Quanto aos personagens, todos estão de volta aos seus papéis. Michael J. Fox faz um trabalho ainda mais brilhante no papel de Marty (ainda que pareça um pouquinho mais velho para um filme que se passa apenas no dia seguinte) e Christopher Lloyd continua desempenhando um trabalho magnífico como o Doutor Emmitt Brown. Diversos atores fazem mais de um papel durante o filme, com destaques para Michael J. Fox, que em determinado momento interpreta três personagens de sua família, e para a pequena participação de Billy Zane (o eterno carrasco de Titanic), que dá continuidade ao seu papel de estréia no cinema.

É muito fácil falar sobre um filme tão complexo, mas ser direto é a dificuldade da ocasião. Explicar, em poucas palavras, o tanto que este filme consegue criar é simplesmente impossível, então se você ficou curioso e ainda é um dos poucos que não assistiu a essa obra-prima, faça o quanto antes. Garanto que será uma experiência cativante e inesquecível, além de um prato cheio para todos aqueles que gostam de ficar comentando os filmes que assistiram. De Volta Para o Futuro é uma obra atemporal, assim como a idéia presente em toda a série.

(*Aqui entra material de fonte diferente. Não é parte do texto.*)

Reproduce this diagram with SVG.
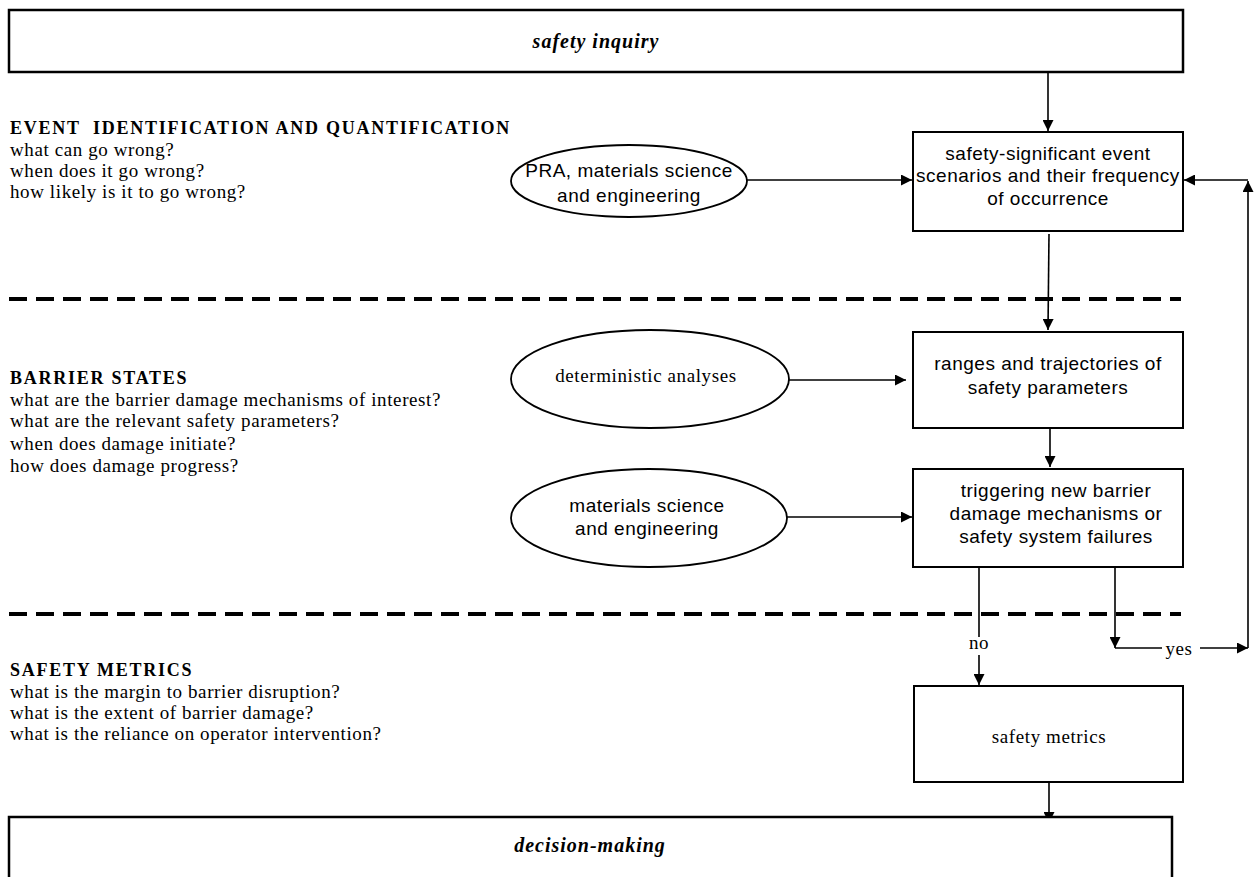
<svg xmlns="http://www.w3.org/2000/svg" width="1255" height="877" viewBox="0 0 1255 877">
<defs>
<marker id="ah" viewBox="0 0 10 10" refX="10" refY="5" markerWidth="11" markerHeight="11" markerUnits="userSpaceOnUse" orient="auto">
<path d="M0,0 L10,5 L0,10 z" fill="#000"/>
</marker>
<style>
.big{fill:#fff;stroke:#000;stroke-width:2.5}
.box{fill:#fff;stroke:#000;stroke-width:2}
.ell{fill:#fff;stroke:#000;stroke-width:1.8}
.con{fill:none;stroke:#000;stroke-width:1.6}
.arr{fill:none;stroke:#000;stroke-width:1.6;marker-end:url(#ah)}
.dash{fill:none;stroke:#000;stroke-width:4;stroke-dasharray:18 9}
.ti{font-family:"Liberation Serif","Times New Roman",serif;font-style:italic;font-weight:bold;font-size:20px;letter-spacing:1px;text-anchor:middle;fill:#000}
.hd{font-family:"Liberation Serif","Times New Roman",serif;font-weight:bold;font-size:18px;letter-spacing:1.75px;fill:#000;white-space:pre}
.q{font-family:"Liberation Serif","Times New Roman",serif;font-size:19px;letter-spacing:0.6px;fill:#000}
.qc{font-family:"Liberation Serif","Times New Roman",serif;font-size:19px;letter-spacing:0.6px;fill:#000;text-anchor:middle}
.sa{font-family:"Liberation Sans",Arial,sans-serif;font-size:19px;letter-spacing:0.5px;fill:#000;text-anchor:middle}
</style>
</defs>

<g id="dividers">
<line class="dash" x1="9" y1="299" x2="1181" y2="299"/>
<line class="dash" x1="9" y1="614" x2="1181" y2="614"/>
</g>

<g id="sections">
<text class="hd" x="10" y="134">EVENT  IDENTIFICATION AND QUANTIFICATION</text>
<text class="q" x="10" y="156">what can go wrong?</text>
<text class="q" x="10" y="177">when does it go wrong?</text>
<text class="q" x="10" y="198">how likely is it to go wrong?</text>
<text class="hd" x="10" y="384">BARRIER STATES</text>
<text class="q" x="10" y="406">what are the barrier damage mechanisms of interest?</text>
<text class="q" x="10" y="427">what are the relevant safety parameters?</text>
<text class="q" x="10" y="450">when does damage initiate?</text>
<text class="q" x="10" y="472">how does damage progress?</text>
<text class="hd" x="10" y="676">SAFETY METRICS</text>
<text class="q" x="10" y="698">what is the margin to barrier disruption?</text>
<text class="q" x="10" y="719">what is the extent of barrier damage?</text>
<text class="q" x="10" y="740">what is the reliance on operator intervention?</text>
</g>

<g id="connectors">
<line class="arr" x1="1048" y1="72" x2="1048" y2="131"/>
<line class="arr" x1="747" y1="180" x2="912" y2="180"/>
<line class="arr" x1="1049" y1="234" x2="1048" y2="330"/>
<line class="arr" x1="789" y1="380" x2="906" y2="380"/>
<line class="arr" x1="1050" y1="428" x2="1050" y2="467"/>
<line class="arr" x1="787" y1="517" x2="912" y2="517"/>
<line class="con" x1="979" y1="567" x2="979" y2="637"/>
<text class="qc" x="979" y="649">no</text>
<line class="arr" x1="979" y1="655" x2="979" y2="685"/>
<line class="arr" x1="1115" y1="562" x2="1115" y2="648"/>
<line class="con" x1="1115" y1="648" x2="1162" y2="648"/>
<text class="qc" x="1179" y="655">yes</text>
<line class="arr" x1="1200" y1="648" x2="1248" y2="648"/>
<line class="arr" x1="1248" y1="648" x2="1248" y2="181"/>
<line class="arr" x1="1248" y1="180" x2="1184" y2="180"/>
<line class="arr" x1="1049" y1="782" x2="1049" y2="823"/>
</g>

<g id="safety-inquiry">
<rect class="big" x="9" y="10" width="1174" height="62"/>
<text class="ti" x="596" y="48">safety inquiry</text>
</g>

<g id="pra">
<ellipse class="ell" cx="629" cy="181" rx="118" ry="36"/>
<text class="sa" x="629" y="177">PRA, materials science</text>
<text class="sa" x="629" y="202">and engineering</text>
</g>

<g id="event-scenarios">
<rect class="box" x="913" y="132" width="270" height="99"/>
<text class="sa" x="1048" y="160">safety-significant event</text>
<text class="sa" x="1048" y="182">scenarios and their frequency</text>
<text class="sa" x="1048" y="205">of occurrence</text>
</g>

<g id="deterministic">
<ellipse class="ell" cx="650" cy="379" rx="139" ry="49"/>
<text class="qc" x="646" y="382">deterministic analyses</text>
</g>

<g id="ranges">
<rect class="box" x="913" y="332" width="270" height="96"/>
<text class="sa" x="1048" y="370">ranges and trajectories of</text>
<text class="sa" x="1048" y="394">safety parameters</text>
</g>

<g id="materials">
<ellipse class="ell" cx="649" cy="518" rx="138" ry="49"/>
<text class="sa" x="647" y="512">materials science</text>
<text class="sa" x="647" y="535">and engineering</text>
</g>

<g id="triggering">
<rect class="box" x="913" y="469" width="270" height="98"/>
<text class="sa" x="1056" y="497">triggering new barrier</text>
<text class="sa" x="1056" y="520">damage mechanisms or</text>
<text class="sa" x="1056" y="543">safety system failures</text>
</g>

<g id="safety-metrics">
<rect class="box" x="914" y="686" width="269" height="96"/>
<text class="qc" x="1049" y="743">safety metrics</text>
</g>

<g id="decision-making">
<rect class="big" x="9" y="817" width="1163" height="80"/>
<text class="ti" x="590" y="852">decision-making</text>
</g>
</svg>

Obs: Apenas uma curiosidade muito bacana: no filme, é possível ler que o almanaque diz que quem iria vencer o campeonato de 1997 de baseball seria um time da Flórida. Porém, quando o filme foi escrito, ainda não existia nenhum time de lá, mas não é que quem venceu o campeonato no ano que o filme disse foi mesmo um time da Flórida? O Florida Marlins nem existia na época em que o filme foi feito! Isso é que é inspiração!

Comentários (2)

Pedro Henrique | domingo, 08 de Janeiro de 2012 - 02:57

Além do filme ser show, o tenis nike e o boné bem no estilo colorido de hoje em dia...kkkk

Vinícius Oliveira | quarta-feira, 19 de Junho de 2013 - 02:53

"O doutor Brown de 1955 vê o DeLorean desaparecer com Marty rumo a 1985, até aí, parece o final do primeiro longa, porém, momentos depois, o cientista é abordado pelo mesmo Marty que mais uma vez, está preso no passado". Só essa cena, ja mostra a profundidade de DE VOLTA PARA O FUTURO 2, com certeza, um dos filmes mais complexos e brilhantes já produzidos. Uma história que parece girar sempre no mesmo ponto, mas que acaba se reinventando com maestria em todas as vezes. É divertido demais olharmos a HILL VALLEY de 2015 e compararmos com a de 1955, pois tudo ainda está alí de certo modo, sendo que algumas situãções, são identicas ao do primeiro filme, nos causando muita nostalgia. O que mais me deixa perplexo, é como um filme tão complicado, consegue não ter lacunas no roteiro. Um filme que merece uma nota 9.0, sendo o mais legal e desafiador de toda a trilogia.